Pictures aside, quote the whole listing exactly.

** start EXTRACTED DATA **

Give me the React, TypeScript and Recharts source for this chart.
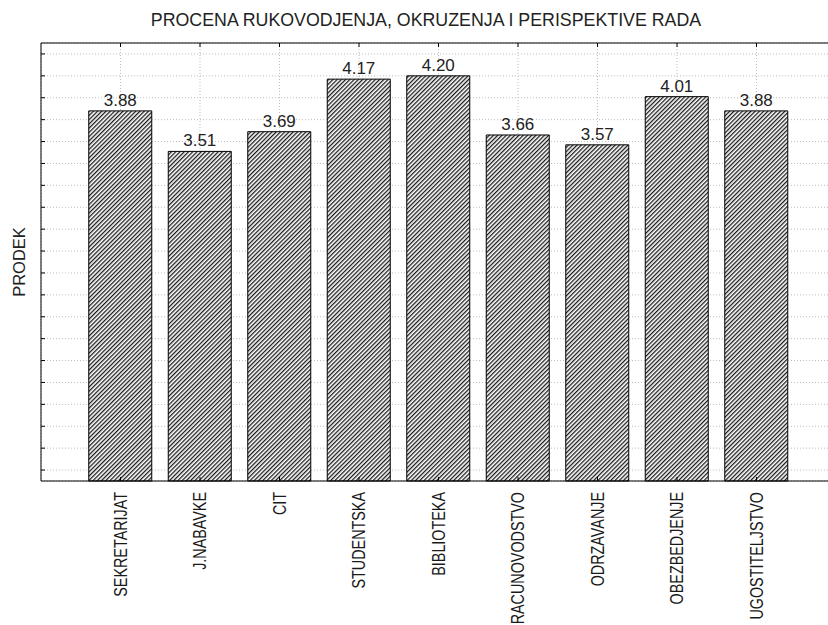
import { BarChart, Bar, XAxis, YAxis, CartesianGrid, LabelList } from "recharts"

const categories = [
  "SEKRETARIJAT",
  "J.NABAVKE",
  "CIT",
  "STUDENTSKA",
  "BIBLIOTEKA",
  "RACUNOVODSTVO",
  "ODRZAVANJE",
  "OBEZBEDJENJE",
  "UGOSTITELJSTVO",
]
const prosek = [3.88, 3.51, 3.69, 4.17, 4.2, 3.66, 3.57, 4.01, 3.88]
const yTicks = [0.6, 0.8, 1.0, 1.2, 1.4, 1.6, 1.8, 2.0, 2.2, 2.4, 2.6, 2.8, 3.0, 3.2, 3.4, 3.6, 3.8, 4.0, 4.2, 4.4]

const data = categories.map((name, i) => ({ name, value: prosek[i] }))

const FONT = '"Liberation Sans", Arial, sans-serif'

function CategoryTick({ x, y, payload }: { x?: number; y?: number; payload?: { value: string } }) {
  return (
    <g transform={`translate(${x},${y}) rotate(-90) scale(0.82,1)`}>
      <text x={0} y={6} textAnchor="end" fill="#1a1a1a" style={{ fontSize: 17.5, fontFamily: FONT }}>
        {payload?.value}
      </text>
    </g>
  )
}

// tick marks only, no text
function NoLabel() {
  return null
}

export default function App() {
  return (
    <div
      style={{
        position: "absolute",
        left: 0,
        top: 0,
        width: 828,
        height: 625,
        overflow: "hidden",
        background: "#fff",
        fontFamily: FONT,
      }}
    >
      <div
        style={{
          position: "absolute",
          left: 0,
          width: 852,
          top: 10,
          textAlign: "center",
          fontSize: 17.8,
          color: "#222",
        }}
      >
        PROCENA RUKOVODJENJA, OKRUZENJA I PERISPEKTIVE RADA
      </div>
      <BarChart
        width={850}
        height={625}
        data={data}
        margin={{ top: 42, right: 14, bottom: 0, left: 0 }}
      >
        <defs>
          <pattern id="hatch" patternUnits="userSpaceOnUse" width={3} height={3} patternTransform="rotate(45)">
            <rect width={3} height={3} fill="#fff" />
            <line x1={0.65} y1={0} x2={0.65} y2={3} stroke="#1a1a1a" strokeWidth={1.3} />
          </pattern>
        </defs>
        <CartesianGrid stroke="#bdbdbd" strokeDasharray="1 2" />
        <XAxis
          dataKey="name"
          interval={0}
          height={144}
          padding={{ left: 39.75, right: 39.75 }}
          axisLine={{ stroke: "#000" }}
          tickLine={{ stroke: "#000" }}
          tickSize={-4}
          tickMargin={15}
          tick={<CategoryTick />}
        />
        <XAxis
          xAxisId="top"
          orientation="top"
          dataKey="name"
          interval={0}
          height={1}
          padding={{ left: 39.75, right: 39.75 }}
          axisLine={{ stroke: "#000" }}
          tickLine={{ stroke: "#000" }}
          tickSize={-4}
          tick={<NoLabel />}
        />
        <YAxis
          type="number"
          domain={[0.5, 4.5]}
          ticks={yTicks}
          interval={0}
          width={41}
          axisLine={{ stroke: "#000" }}
          tickLine={{ stroke: "#000" }}
          tickSize={-4}
          tick={<NoLabel />}
          label={{
            value: "PRODEK",
            angle: -90,
            position: "center",
            dx: -1,
            style: { fontSize: 16.5, fill: "#222", fontFamily: FONT },
          }}
        />
        <Bar dataKey="value" barSize={63} fill="url(#hatch)" stroke="#000" strokeWidth={1} isAnimationActive={false}>
          <LabelList
            dataKey="value"
            position="top"
            offset={5}
            formatter={(v: number) => v.toFixed(2)}
            style={{ fontSize: 17, fill: "#222", fontFamily: FONT }}
          />
        </Bar>
      </BarChart>
    </div>
  )
}
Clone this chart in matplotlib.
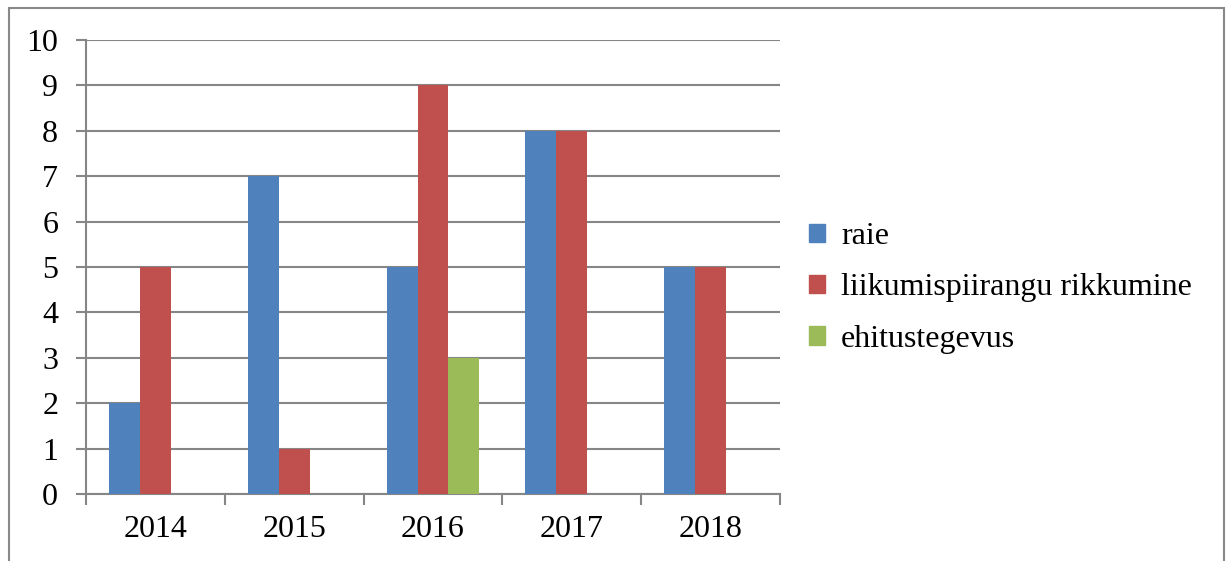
import matplotlib.pyplot as plt
import numpy as np
from matplotlib.patches import Rectangle, Patch

years = ["2014", "2015", "2016", "2017", "2018"]
raie = [2, 7, 5, 8, 5]
liikumine = [5, 1, 9, 8, 5]
ehitus = [0, 0, 3, 0, 0]
labels = ["raie", "liikumispiirangu rikkumine", "ehitustegevus"]
COLOURS = ["#4F81BD", "#C0504D", "#9BBB59"]
GRID = "#868686"

plt.rcParams["font.family"] = ["Liberation Serif", "DejaVu Serif"]
plt.rcParams["font.size"] = 23

fig = plt.figure(figsize=(12.26, 5.61), dpi=100)
ax = fig.add_axes([86 / 1226, 1 - 494 / 561, (780 - 86) / 1226, (494 - 40) / 561])

x = np.arange(len(years))
w = 31 / 139
for i, vals in enumerate([raie, liikumine, ehitus]):
    ax.bar(x + (i - 1) * w, vals, width=w, color=COLOURS[i], zorder=3)

ax.set_xlim(-0.5, len(years) - 0.5)
ax.set_ylim(0, 10)
ax.set_yticks(range(0, 11))
ax.set_xticks(x)
ax.set_xticklabels(years)
ax.set_xticks(np.arange(-0.5, len(years)), minor=True)
ax.tick_params(axis="x", which="major", length=0, pad=15)
ax.tick_params(axis="x", which="minor", length=8, width=1.5, color=GRID, direction="out")
ax.tick_params(axis="y", length=7, width=1.5, color=GRID, pad=13)
ax.grid(axis="y", color=GRID, linewidth=1.5, zorder=0)
for side in ["top", "right"]:
    ax.spines[side].set_visible(False)
for side in ["left", "bottom"]:
    ax.spines[side].set_color(GRID)
    ax.spines[side].set_linewidth(1.5)

handles = [Patch(color=c) for c in COLOURS]
fig.legend(handles, labels, loc="center left", bbox_to_anchor=(809 / 1226, 1 - 288 / 561),
           frameon=False, handlelength=0.5, handleheight=0.5, handletextpad=0.5,
           labelspacing=0.7, borderaxespad=0, borderpad=0)

fig.add_artist(Rectangle((9 / 1226, -0.2), (1224 - 9) / 1226, 1.2 - 8 / 561,
                         transform=fig.transFigure, fill=False, edgecolor="#888888",
                         linewidth=1.5, clip_on=False))

plt.savefig("out.png", dpi=100)
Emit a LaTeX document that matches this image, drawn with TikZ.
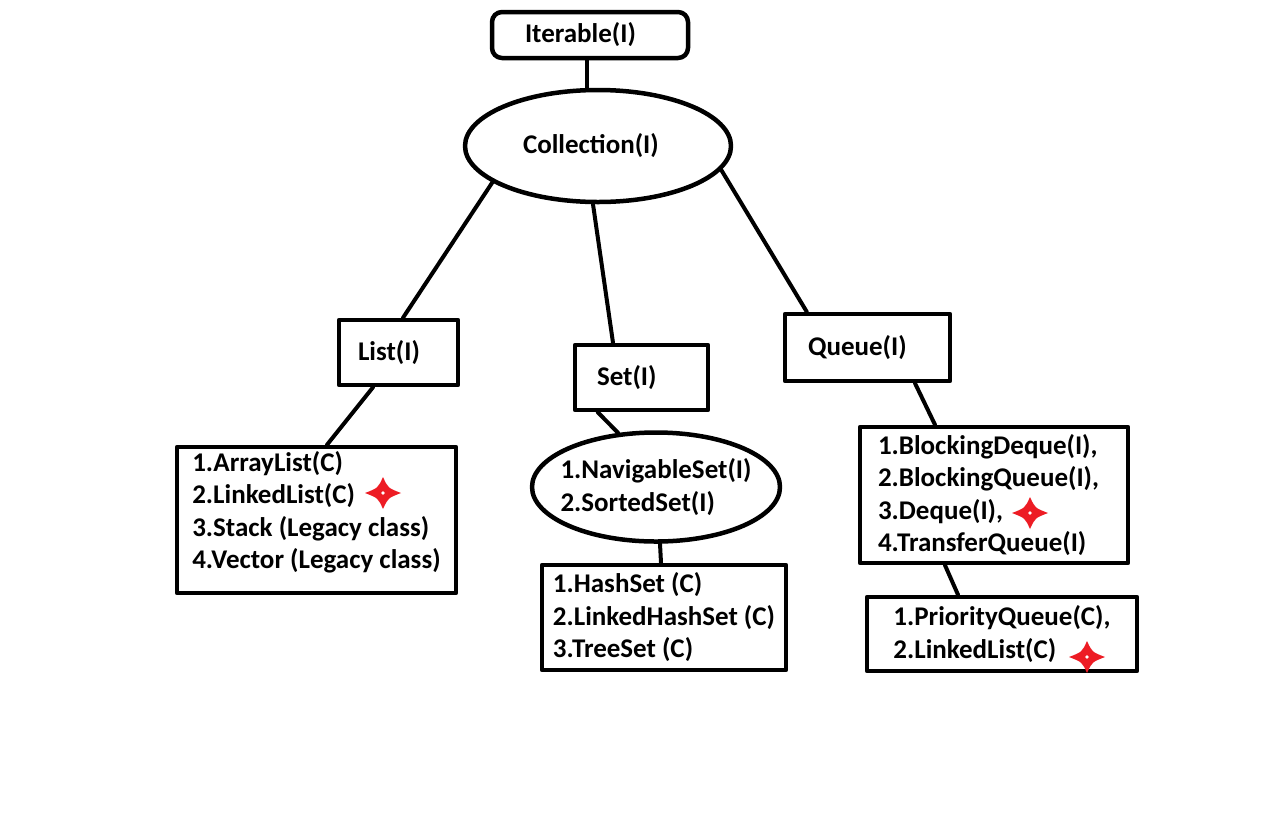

** end EXTRACTED DATA **

TASK ANSWER:
Give me the React, TypeScript and Recharts source for this chart.
import { BarChart, Bar, XAxis, YAxis, CartesianGrid, LabelList } from "recharts"

const categories = [
  "SEKRETARIJAT",
  "J.NABAVKE",
  "CIT",
  "STUDENTSKA",
  "BIBLIOTEKA",
  "RACUNOVODSTVO",
  "ODRZAVANJE",
  "OBEZBEDJENJE",
  "UGOSTITELJSTVO",
]
const prosek = [3.88, 3.51, 3.69, 4.17, 4.2, 3.66, 3.57, 4.01, 3.88]
const yTicks = [0.6, 0.8, 1.0, 1.2, 1.4, 1.6, 1.8, 2.0, 2.2, 2.4, 2.6, 2.8, 3.0, 3.2, 3.4, 3.6, 3.8, 4.0, 4.2, 4.4]

const data = categories.map((name, i) => ({ name, value: prosek[i] }))

const FONT = '"Liberation Sans", Arial, sans-serif'

function CategoryTick({ x, y, payload }: { x?: number; y?: number; payload?: { value: string } }) {
  return (
    <g transform={`translate(${x},${y}) rotate(-90) scale(0.82,1)`}>
      <text x={0} y={6} textAnchor="end" fill="#1a1a1a" style={{ fontSize: 17.5, fontFamily: FONT }}>
        {payload?.value}
      </text>
    </g>
  )
}

// tick marks only, no text
function NoLabel() {
  return null
}

export default function App() {
  return (
    <div
      style={{
        position: "absolute",
        left: 0,
        top: 0,
        width: 828,
        height: 625,
        overflow: "hidden",
        background: "#fff",
        fontFamily: FONT,
      }}
    >
      <div
        style={{
          position: "absolute",
          left: 0,
          width: 852,
          top: 10,
          textAlign: "center",
          fontSize: 17.8,
          color: "#222",
        }}
      >
        PROCENA RUKOVODJENJA, OKRUZENJA I PERISPEKTIVE RADA
      </div>
      <BarChart
        width={850}
        height={625}
        data={data}
        margin={{ top: 42, right: 14, bottom: 0, left: 0 }}
      >
        <defs>
          <pattern id="hatch" patternUnits="userSpaceOnUse" width={3} height={3} patternTransform="rotate(45)">
            <rect width={3} height={3} fill="#fff" />
            <line x1={0.65} y1={0} x2={0.65} y2={3} stroke="#1a1a1a" strokeWidth={1.3} />
          </pattern>
        </defs>
        <CartesianGrid stroke="#bdbdbd" strokeDasharray="1 2" />
        <XAxis
          dataKey="name"
          interval={0}
          height={144}
          padding={{ left: 39.75, right: 39.75 }}
          axisLine={{ stroke: "#000" }}
          tickLine={{ stroke: "#000" }}
          tickSize={-4}
          tickMargin={15}
          tick={<CategoryTick />}
        />
        <XAxis
          xAxisId="top"
          orientation="top"
          dataKey="name"
          interval={0}
          height={1}
          padding={{ left: 39.75, right: 39.75 }}
          axisLine={{ stroke: "#000" }}
          tickLine={{ stroke: "#000" }}
          tickSize={-4}
          tick={<NoLabel />}
        />
        <YAxis
          type="number"
          domain={[0.5, 4.5]}
          ticks={yTicks}
          interval={0}
          width={41}
          axisLine={{ stroke: "#000" }}
          tickLine={{ stroke: "#000" }}
          tickSize={-4}
          tick={<NoLabel />}
          label={{
            value: "PRODEK",
            angle: -90,
            position: "center",
            dx: -1,
            style: { fontSize: 16.5, fill: "#222", fontFamily: FONT },
          }}
        />
        <Bar dataKey="value" barSize={63} fill="url(#hatch)" stroke="#000" strokeWidth={1} isAnimationActive={false}>
          <LabelList
            dataKey="value"
            position="top"
            offset={5}
            formatter={(v: number) => v.toFixed(2)}
            style={{ fontSize: 17, fill: "#222", fontFamily: FONT }}
          />
        </Bar>
      </BarChart>
    </div>
  )
}
Clone this chart in matplotlib.
import matplotlib.pyplot as plt
import numpy as np
from matplotlib.patches import Rectangle, Patch

years = ["2014", "2015", "2016", "2017", "2018"]
raie = [2, 7, 5, 8, 5]
liikumine = [5, 1, 9, 8, 5]
ehitus = [0, 0, 3, 0, 0]
labels = ["raie", "liikumispiirangu rikkumine", "ehitustegevus"]
COLOURS = ["#4F81BD", "#C0504D", "#9BBB59"]
GRID = "#868686"

plt.rcParams["font.family"] = ["Liberation Serif", "DejaVu Serif"]
plt.rcParams["font.size"] = 23

fig = plt.figure(figsize=(12.26, 5.61), dpi=100)
ax = fig.add_axes([86 / 1226, 1 - 494 / 561, (780 - 86) / 1226, (494 - 40) / 561])

x = np.arange(len(years))
w = 31 / 139
for i, vals in enumerate([raie, liikumine, ehitus]):
    ax.bar(x + (i - 1) * w, vals, width=w, color=COLOURS[i], zorder=3)

ax.set_xlim(-0.5, len(years) - 0.5)
ax.set_ylim(0, 10)
ax.set_yticks(range(0, 11))
ax.set_xticks(x)
ax.set_xticklabels(years)
ax.set_xticks(np.arange(-0.5, len(years)), minor=True)
ax.tick_params(axis="x", which="major", length=0, pad=15)
ax.tick_params(axis="x", which="minor", length=8, width=1.5, color=GRID, direction="out")
ax.tick_params(axis="y", length=7, width=1.5, color=GRID, pad=13)
ax.grid(axis="y", color=GRID, linewidth=1.5, zorder=0)
for side in ["top", "right"]:
    ax.spines[side].set_visible(False)
for side in ["left", "bottom"]:
    ax.spines[side].set_color(GRID)
    ax.spines[side].set_linewidth(1.5)

handles = [Patch(color=c) for c in COLOURS]
fig.legend(handles, labels, loc="center left", bbox_to_anchor=(809 / 1226, 1 - 288 / 561),
           frameon=False, handlelength=0.5, handleheight=0.5, handletextpad=0.5,
           labelspacing=0.7, borderaxespad=0, borderpad=0)

fig.add_artist(Rectangle((9 / 1226, -0.2), (1224 - 9) / 1226, 1.2 - 8 / 561,
                         transform=fig.transFigure, fill=False, edgecolor="#888888",
                         linewidth=1.5, clip_on=False))

plt.savefig("out.png", dpi=100)
Emit a LaTeX document that matches this image, drawn with TikZ.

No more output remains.